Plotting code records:
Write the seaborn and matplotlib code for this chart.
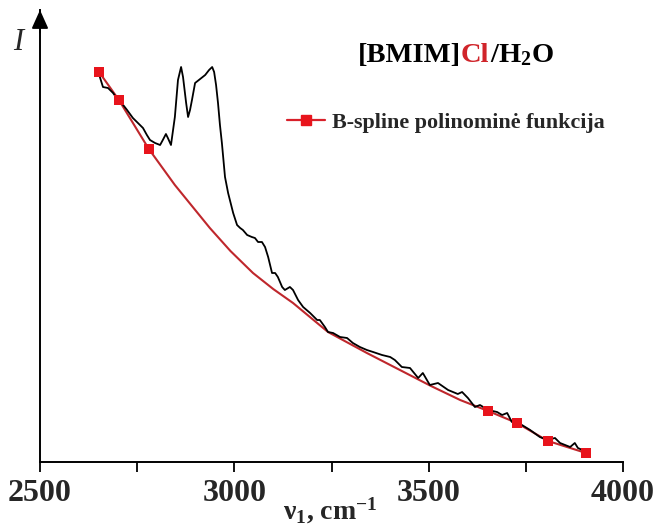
import matplotlib
matplotlib.use("Agg")
import matplotlib.pyplot as plt
import seaborn as sns
import pandas as pd
from matplotlib.lines import Line2D

# Raman spectrum of [BMIM]Cl/H2O (arbitrary intensity units)
wavenumber = [2649, 2654, 2662, 2675, 2688, 2701, 2714, 2724, 2739, 2752,
              2765, 2775, 2783, 2796, 2809, 2816, 2824, 2829, 2837, 2847,
              2855, 2863, 2868, 2876, 2881, 2886, 2891, 2899, 2912, 2925,
              2935, 2943, 2948, 2953, 2958, 2963, 2968, 2976, 2984, 2997,
              3007, 3015, 3022, 3033, 3045, 3053, 3061, 3071, 3079, 3087,
              3097, 3105, 3112, 3123, 3130, 3143, 3151, 3164, 3177, 3195,
              3213, 3220, 3233, 3241, 3254, 3272, 3290, 3305, 3323, 3341,
              3357, 3380, 3401, 3413, 3431, 3452, 3473, 3485, 3503, 3524,
              3550, 3575, 3586, 3601, 3619, 3632, 3653, 3676, 3689, 3702,
              3714, 3727, 3740, 3761, 3786, 3805, 3825, 3838, 3864, 3876,
              3884, 3907]
intensity = [390, 385, 375, 374, 369, 362, 357, 352, 344, 339,
             334, 327, 322, 319, 317, 322, 328, 324, 317, 345,
             382, 395, 385, 359, 345, 352, 362, 379, 383, 387,
             392, 395, 390, 377, 359, 337, 319, 285, 269, 249,
             237, 234, 232, 227, 225, 224, 220, 220, 215, 205,
             189, 189, 185, 175, 172, 175, 172, 162, 155, 149,
             142, 142, 135, 130, 129, 125, 124, 119, 115, 112,
             110, 107, 105, 102, 95, 94, 84, 89, 77, 79,
             72, 68, 70, 64, 55, 57, 52, 50, 47, 49,
             40, 39, 37, 32, 25, 22, 24, 19, 15, 19,
             14, 10]

# B-spline baseline
baseline_nu = [2652, 2703, 2780, 2847, 2937, 2990, 3048, 3100, 3151, 3241,
               3341, 3426, 3506, 3581, 3653, 3727, 3807, 3905]
baseline_I = [390, 362, 313, 277, 234, 211, 189, 173, 159, 130,
              109, 92, 76, 62, 51, 39, 21, 9]

# spline anchor points
anchor_nu = [2652, 2703, 2780, 3653, 3727, 3807, 3905]
anchor_I = [390, 362, 313, 51, 39, 21, 9]

xticks_major = [2500, 3000, 3500, 4000]
xticks_minor = [2750, 3250, 3750]

sns.set_style("white")
plt.rcParams["font.family"] = ["Liberation Serif", "DejaVu Serif"]
plt.rcParams["mathtext.fontset"] = "custom"
plt.rcParams["mathtext.rm"] = "Liberation Serif:bold"
plt.rcParams["mathtext.it"] = "Liberation Serif:italic:bold"
plt.rcParams["mathtext.bf"] = "Liberation Serif:bold"
plt.rcParams["mathtext.default"] = "rm"

W, H = 654, 527
fig = plt.figure(figsize=(W / 100, H / 100), dpi=100)
ax = fig.add_axes([40 / W, 1 - 462 / H, 583 / W, 452 / H])

line_red = "#bf272c"
mark_red = "#e8141c"

spectrum = pd.DataFrame({"nu": wavenumber, "I": intensity})
baseline = pd.DataFrame({"nu": baseline_nu, "I": baseline_I})
anchors = pd.DataFrame({"nu": anchor_nu, "I": anchor_I})

sns.lineplot(data=baseline, x="nu", y="I", ax=ax, color=line_red, lw=1.5,
             sort=False, estimator=None, zorder=2)
sns.lineplot(data=spectrum, x="nu", y="I", ax=ax, color="black", lw=1.3,
             sort=False, estimator=None, zorder=3)
sns.scatterplot(data=anchors, x="nu", y="I", ax=ax, marker="s", s=58,
                color=mark_red, edgecolor=mark_red, linewidth=0, zorder=5)

ax.set_xlim(2500, 4000)
ax.set_ylim(0, 452)
ax.set_xticks(xticks_major)
ax.set_xticks(xticks_minor, minor=True)
ax.set_xticklabels([str(t) for t in xticks_major], fontsize=23, fontweight="bold")
ax.set_yticks([])
ax.tick_params(axis="x", which="both", bottom=True, direction="out",
               length=7, width=1.3, color="black")
ax.tick_params(axis="x", which="major", pad=5)
ax.set_xlabel("")
ax.set_ylabel("")
for side in ("top", "right"):
    ax.spines[side].set_visible(False)
for side in ("left", "bottom"):
    ax.spines[side].set_color("black")
    ax.spines[side].set_linewidth(1.4)

# arrow head on the intensity axis
ax.annotate("", xy=(0, 1.0), xycoords="axes fraction", xytext=(0, 0.95),
            arrowprops=dict(arrowstyle="-|>,head_length=0.8,head_width=0.36",
                            color="black", lw=1.4, shrinkA=0, shrinkB=0,
                            mutation_scale=14),
            annotation_clip=False)

fig.text(18 / W, 1 - 43 / H, "I", fontstyle="italic", fontsize=22,
         ha="center", va="center")
fig.text(330 / W, 1 - 511 / H, r"$\nu_1$, cm$^{-1}$", fontsize=20,
         fontweight="bold", ha="center", va="center")

# title with the anion highlighted
renderer = fig.canvas.get_renderer()
x = 358
for part, col in [("[BMIM]", "black"), ("Cl", "#d0242a"), ("/H$_2$O", "black")]:
    t = fig.text(x / W, 1 - 62 / H, part, color=col, fontsize=20.5,
                 fontweight="bold", ha="left", va="baseline")
    x = t.get_window_extent(renderer).x1

handle = Line2D([], [], color="#d8202a", lw=1.6, marker="s", markersize=6.5,
                markerfacecolor=mark_red, markeredgecolor=mark_red)
ax.legend([handle], ["B-spline polinominė funkcija"], loc="center left",
          bbox_to_anchor=(287 / W, 1 - 123 / H), bbox_transform=fig.transFigure,
          frameon=False, borderpad=0, borderaxespad=0, handlelength=1.75,
          handletextpad=0.3,
          prop={"family": "Liberation Serif", "weight": "bold", "size": 15.8})

fig.savefig("out.png", dpi=100)
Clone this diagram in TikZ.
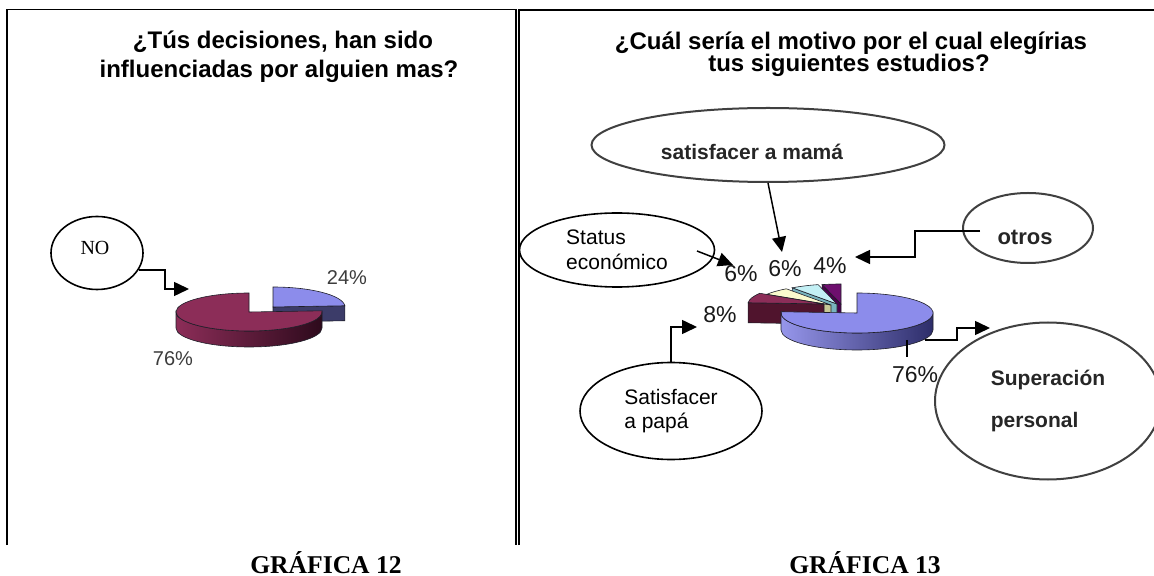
\documentclass[tikz,border=0pt]{standalone}
\usepackage{fontspec}
\setmainfont{Liberation Sans}
\newfontfamily\serifF{Liberation Serif}
\usetikzlibrary{shapes.geometric,arrows.meta,calc}
\definecolor{pieline}{RGB}{30,30,40}
\definecolor{bluT}{RGB}{140,140,235}
\definecolor{bluD}{RGB}{60,60,105}
\definecolor{bluL}{RGB}{150,150,235}
\definecolor{bluDD}{RGB}{45,45,105}
\definecolor{marT}{RGB}{140,45,88}
\definecolor{marL}{RGB}{140,45,88}
\definecolor{marD}{RGB}{45,10,28}
\definecolor{marF}{RGB}{80,20,45}
\definecolor{yelT}{RGB}{250,250,205}
\definecolor{yelF}{RGB}{200,200,150}
\definecolor{cyaT}{RGB}{195,240,245}
\definecolor{cyaF}{RGB}{120,180,190}
\definecolor{purT}{RGB}{110,15,110}
\definecolor{purF}{RGB}{75,0,75}
\definecolor{pcttext}{RGB}{60,60,60}
\newcommand\ptop[5]{\filldraw[fill=#5,draw=pieline,line width=0.3pt] (0,0) -- (#3:#1 and #2) arc[start angle=#3,end angle=#4,x radius=#1,y radius=#2] -- cycle;}
\newcommand\pside[6]{\path[#6,draw=pieline,line width=0.3pt] (#4:#1 and #2) arc[start angle=#4,end angle=#5,x radius=#1,y radius=#2] -- ++(0,-#3) arc[start angle=#5,end angle=#4,x radius=#1,y radius=#2] -- cycle;}
\newcommand\pface[5]{\filldraw[fill=#5,draw=pieline,line width=0.3pt] (0,0) -- (#4:#1 and #2) -- ++(0,-#3) -- (0,-#3) -- cycle;}
\newcommand\mv[3]{\raisebox{#2}[\height][\depth]{\hspace*{#1}#3\hspace*{-#1}}}
\begin{document}
\begin{tikzpicture}[x=0.5pt,y=-0.5pt,
  frame/.style={line width=0.8pt,black},
  title/.style={font=\fontsize{12}{14}\selectfont\bfseries,anchor=base,inner sep=0pt},
  pct/.style={font=\fontsize{10}{12}\selectfont,text=pcttext,anchor=base,inner sep=0pt},
  bigpct/.style={font=\fontsize{11.5}{13}\selectfont,text=black!90,anchor=base,inner sep=0pt},
  bubble/.style={ellipse,draw,line width=0.8pt,inner sep=0pt},
  softbubble/.style={ellipse,draw=black!75,line width=1pt,inner sep=0pt,text=black!85},
  arr/.style={line width=0.75pt,-{Triangle[length=7.5pt,width=7pt]}},
  caption/.style={font=\serifF\bfseries\fontsize{12.8}{14}\selectfont,anchor=base,inner sep=0pt}]
\useasboundingbox (0,0) rectangle (1154,576);
\clip (0,0) rectangle (1154,576);
% frames
\draw[frame] (7,545) -- (7,9.5) -- (516,9.5) -- (516,545);
\draw[frame] (519,545) -- (519,10) -- (1154,10);
% titles
\node[title] (t1a) at (283,49) {¿Tús decisiones, han sido};
\node[title] (t1b) at (279,78) {influenciadas por alguien mas?};
\node[title] (t2a) at (851,50) {¿Cuál sería el motivo por el cual elegírias};
\node[title] (t2b) at (849,72) {tus siguientes estudios?};
% left pie
\begin{scope}[shift={(273,307)},yscale=-1]
  \pface{72}{20}{15}{3.6}{bluD}
  \ptop{72}{20}{3.6}{90}{bluT}
\end{scope}
\begin{scope}[shift={(249,312)},yscale=-1]
  \pside{73}{19}{16}{180}{360}{left color=marL,right color=marD}
  \ptop{73}{19}{90}{363.6}{marT}
\end{scope}
\node[pct] (p24) at (347,285) {24\%};
\node[pct] (p76L) at (173,365) {76\%};
% right pie: small slices
\begin{scope}[shift={(841,304)},yscale=-1]
  \pface{76}{20}{19}{104.4}{purF}
  \ptop{76}{20}{90}{104.4}{purT}
\end{scope}
\begin{scope}[shift={(837,304)},yscale=-1]
  \pface{76}{20}{19}{126}{cyaF}
  \ptop{76}{20}{104.4}{126}{cyaT}
\end{scope}
\begin{scope}[shift={(831,305)},yscale=-1]
  \pface{76}{20}{19}{147.6}{yelF}
  \ptop{76}{20}{126}{147.6}{yelT}
\end{scope}
\begin{scope}[shift={(824,304)},yscale=-1]
  \pface{76}{20}{20}{176.4}{marF}
  \ptop{76}{20}{147.6}{176.4}{marT}
\end{scope}
\begin{scope}[shift={(857,313)},yscale=-1]
  \pside{76}{20}{17}{180}{360}{left color=bluL,right color=bluDD}
  \ptop{76}{20}{176.4}{450}{bluT}
\end{scope}
\node[bigpct] (p6a) at (741,282) {6\%};
\node[bigpct] (p6b) at (785,277) {6\%};
\node[bigpct] (p4) at (830,274) {4\%};
\node[bigpct] (p8) at (720,323) {8\%};
\node[bigpct] (p76R) at (915,383) {76\%};
% bubbles
\node[bubble,minimum width=46pt,minimum height=36.5pt,font=\serifF\fontsize{10}{12}\selectfont] (NO) at (97,253) {\mv{-1pt}{2.5pt}{NO}};
\node[softbubble,minimum width=176.5pt,minimum height=37pt,font=\fontsize{10.5}{12}\selectfont\bfseries] (mama) at (768,145) {\mv{-8pt}{-3.5pt}{satisfacer a mamá}};
\node[bubble,minimum width=97.5pt,minimum height=37pt,align=left,font=\fontsize{10.5}{12.5}\selectfont] (status) at (617,250) {Status\\económico};
\node[bubble,minimum width=91pt,minimum height=48.5pt,align=left,font=\fontsize{10.5}{12}\selectfont] (papa) at (671,411) {Satisfacer\\a papá};
\node[softbubble,minimum width=65pt,minimum height=35pt,font=\fontsize{11}{13}\selectfont\bfseries] (otros) at (1028,228) {\mv{-1.5pt}{-4.5pt}{otros}};
\node[softbubble,minimum width=113pt,minimum height=78.5pt,align=left,font=\fontsize{10.5}{21}\selectfont\bfseries] (super) at (1048,401) {Superación\\personal};
% connectors
\coordinate (noTip) at (189,289);
\draw[arr] (NO.-22) -| ($(noTip)+(-24,0)$) -- (noTip);
\coordinate (mamaTip) at (782,252);
\draw[arr] (mama.south) -- (mamaTip);
\coordinate (stTip) at (733,265);
\draw[arr] ($(status.center)+(80,1)$) -- (stTip);
\coordinate (papaTip) at (697,327);
\draw[arr] (papa.north) |- (papaTip);
\coordinate (otrosTip) at (855,257);
\draw[arr] ($(otros.center)+(-48,3)$) -| ($(otrosTip)+(60,0)$) -- (otrosTip);
\coordinate (supStart) at (925,340);
\coordinate (supTip) at (990,328);
\draw[arr] (supStart) -| ($(supTip)+(-33,0)$) -- (supTip);
\coordinate (lead) at (907,340);
\draw[line width=0.75pt] (lead) -- ($(lead)+(0,17)$);
% captions
\node[caption] (g12) at (326,573) {GRÁFICA 12};
\node[caption] (g13) at (865,573) {GRÁFICA 13};
\end{tikzpicture}
\end{document}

● **JOB**: Only the lines from the start of the records above through the line containing "xticks_minor = [2750, 3250, 3750]" should be returned, exactly and with both ends, please; the pictures stay out.

● **OUTPUT BELOW**:
Write the seaborn and matplotlib code for this chart.
import matplotlib
matplotlib.use("Agg")
import matplotlib.pyplot as plt
import seaborn as sns
import pandas as pd
from matplotlib.lines import Line2D

# Raman spectrum of [BMIM]Cl/H2O (arbitrary intensity units)
wavenumber = [2649, 2654, 2662, 2675, 2688, 2701, 2714, 2724, 2739, 2752,
              2765, 2775, 2783, 2796, 2809, 2816, 2824, 2829, 2837, 2847,
              2855, 2863, 2868, 2876, 2881, 2886, 2891, 2899, 2912, 2925,
              2935, 2943, 2948, 2953, 2958, 2963, 2968, 2976, 2984, 2997,
              3007, 3015, 3022, 3033, 3045, 3053, 3061, 3071, 3079, 3087,
              3097, 3105, 3112, 3123, 3130, 3143, 3151, 3164, 3177, 3195,
              3213, 3220, 3233, 3241, 3254, 3272, 3290, 3305, 3323, 3341,
              3357, 3380, 3401, 3413, 3431, 3452, 3473, 3485, 3503, 3524,
              3550, 3575, 3586, 3601, 3619, 3632, 3653, 3676, 3689, 3702,
              3714, 3727, 3740, 3761, 3786, 3805, 3825, 3838, 3864, 3876,
              3884, 3907]
intensity = [390, 385, 375, 374, 369, 362, 357, 352, 344, 339,
             334, 327, 322, 319, 317, 322, 328, 324, 317, 345,
             382, 395, 385, 359, 345, 352, 362, 379, 383, 387,
             392, 395, 390, 377, 359, 337, 319, 285, 269, 249,
             237, 234, 232, 227, 225, 224, 220, 220, 215, 205,
             189, 189, 185, 175, 172, 175, 172, 162, 155, 149,
             142, 142, 135, 130, 129, 125, 124, 119, 115, 112,
             110, 107, 105, 102, 95, 94, 84, 89, 77, 79,
             72, 68, 70, 64, 55, 57, 52, 50, 47, 49,
             40, 39, 37, 32, 25, 22, 24, 19, 15, 19,
             14, 10]

# B-spline baseline
baseline_nu = [2652, 2703, 2780, 2847, 2937, 2990, 3048, 3100, 3151, 3241,
               3341, 3426, 3506, 3581, 3653, 3727, 3807, 3905]
baseline_I = [390, 362, 313, 277, 234, 211, 189, 173, 159, 130,
              109, 92, 76, 62, 51, 39, 21, 9]

# spline anchor points
anchor_nu = [2652, 2703, 2780, 3653, 3727, 3807, 3905]
anchor_I = [390, 362, 313, 51, 39, 21, 9]

xticks_major = [2500, 3000, 3500, 4000]
xticks_minor = [2750, 3250, 3750]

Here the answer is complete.